**** RAW DATA ****

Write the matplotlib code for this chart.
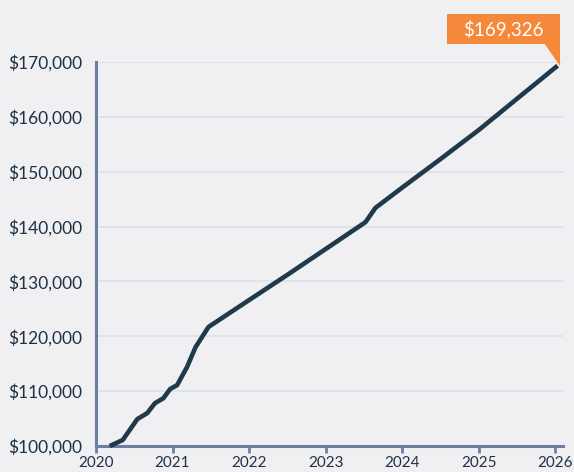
import matplotlib
matplotlib.use("Agg")
import matplotlib.pyplot as plt
import matplotlib.transforms as mtransforms
from matplotlib.patches import Polygon

# data (fractional years, account value)
years = [2020.18, 2020.35, 2020.54, 2020.67, 2020.77, 2020.88, 2020.97, 2021.06,
         2021.19, 2021.30, 2021.47, 2022.0, 2022.5, 2023.0, 2023.52, 2023.65,
         2024.0, 2024.5, 2025.0, 2025.5, 2026.03]
values = [100000, 101100, 104900, 106000, 107800, 108700, 110400, 111100,
          114400, 118000, 121700, 126600, 131200, 135900, 140800, 143400,
          147100, 152300, 157600, 163300, 169326]
year_ticks = [2020, 2021, 2022, 2023, 2024, 2025, 2026]
value_ticks = [100000, 110000, 120000, 130000, 140000, 150000, 160000, 170000]
end_label = "$169,326"

bg = "#f0f0f3"
text_col = "#1e3245"
axis_col = "#6b7fa3"
grid_col = "#d9e0ee"
line_col = "#1f3a4b"
orange = "#f5883a"

plt.rcParams['font.family'] = ['Lato', 'DejaVu Sans']

fig = plt.figure(figsize=(5.74, 4.72), dpi=100, facecolor=bg)
ax = fig.add_axes([0.1672, 0.0551, 0.8136, 0.8136], facecolor=bg)

ax.plot(years, values, color=line_col, lw=3.3, solid_capstyle='butt',
        solid_joinstyle='round', clip_on=False, zorder=3)

ax.set_xlim(2020, 2026.1)
ax.set_ylim(100000, 170000)
ax.set_xticks(year_ticks)
ax.set_xticklabels([str(y) for y in year_ticks])
ax.set_yticks(value_ticks)
ax.set_yticklabels([f"${v:,}" for v in value_ticks])

for s in ['top', 'right']:
    ax.spines[s].set_visible(False)
for s in ['left', 'bottom']:
    ax.spines[s].set_color(axis_col)
    ax.spines[s].set_linewidth(2.2)

ax.grid(axis='y', color=grid_col, lw=1.2)
ax.set_axisbelow(True)
ax.tick_params(axis='x', colors=axis_col, length=5, width=2, labelcolor=text_col,
               labelsize=11, pad=2)
ax.tick_params(axis='y', length=0, labelcolor=text_col, labelsize=12.5, pad=10)

# orange callout at the last point
xe, ye = years[-1], values[-1]
tr = mtransforms.Affine2D() + mtransforms.ScaledTranslation(xe, ye, ax.transData)
box = Polygon([(-111, 22), (2, 22), (2, 52), (-111, 52)], closed=True,
              facecolor=orange, edgecolor='none', transform=tr, clip_on=False, zorder=5)
tail = Polygon([(-14, 22.5), (2, 22.5), (2, 0)], closed=True,
               facecolor=orange, edgecolor='none', transform=tr, clip_on=False, zorder=5)
ax.add_patch(box)
ax.add_patch(tail)
ax.text(-54.5, 37, end_label, transform=tr, color='white', fontsize=13.5,
        ha='center', va='center', zorder=6, clip_on=False)

fig.savefig("out.png", dpi=100, facecolor=bg)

****

• WHAT YOU NEED TO DO: Return nothing but the lines running from the start of the data to the line with "ax.spines[s].set_linewidth(2.2)", please, both ends included and no pictures.

• IN RESPONSE:
Write the matplotlib code for this chart.
import matplotlib
matplotlib.use("Agg")
import matplotlib.pyplot as plt
import matplotlib.transforms as mtransforms
from matplotlib.patches import Polygon

# data (fractional years, account value)
years = [2020.18, 2020.35, 2020.54, 2020.67, 2020.77, 2020.88, 2020.97, 2021.06,
         2021.19, 2021.30, 2021.47, 2022.0, 2022.5, 2023.0, 2023.52, 2023.65,
         2024.0, 2024.5, 2025.0, 2025.5, 2026.03]
values = [100000, 101100, 104900, 106000, 107800, 108700, 110400, 111100,
          114400, 118000, 121700, 126600, 131200, 135900, 140800, 143400,
          147100, 152300, 157600, 163300, 169326]
year_ticks = [2020, 2021, 2022, 2023, 2024, 2025, 2026]
value_ticks = [100000, 110000, 120000, 130000, 140000, 150000, 160000, 170000]
end_label = "$169,326"

bg = "#f0f0f3"
text_col = "#1e3245"
axis_col = "#6b7fa3"
grid_col = "#d9e0ee"
line_col = "#1f3a4b"
orange = "#f5883a"

plt.rcParams['font.family'] = ['Lato', 'DejaVu Sans']

fig = plt.figure(figsize=(5.74, 4.72), dpi=100, facecolor=bg)
ax = fig.add_axes([0.1672, 0.0551, 0.8136, 0.8136], facecolor=bg)

ax.plot(years, values, color=line_col, lw=3.3, solid_capstyle='butt',
        solid_joinstyle='round', clip_on=False, zorder=3)

ax.set_xlim(2020, 2026.1)
ax.set_ylim(100000, 170000)
ax.set_xticks(year_ticks)
ax.set_xticklabels([str(y) for y in year_ticks])
ax.set_yticks(value_ticks)
ax.set_yticklabels([f"${v:,}" for v in value_ticks])

for s in ['top', 'right']:
    ax.spines[s].set_visible(False)
for s in ['left', 'bottom']:
    ax.spines[s].set_color(axis_col)
    ax.spines[s].set_linewidth(2.2)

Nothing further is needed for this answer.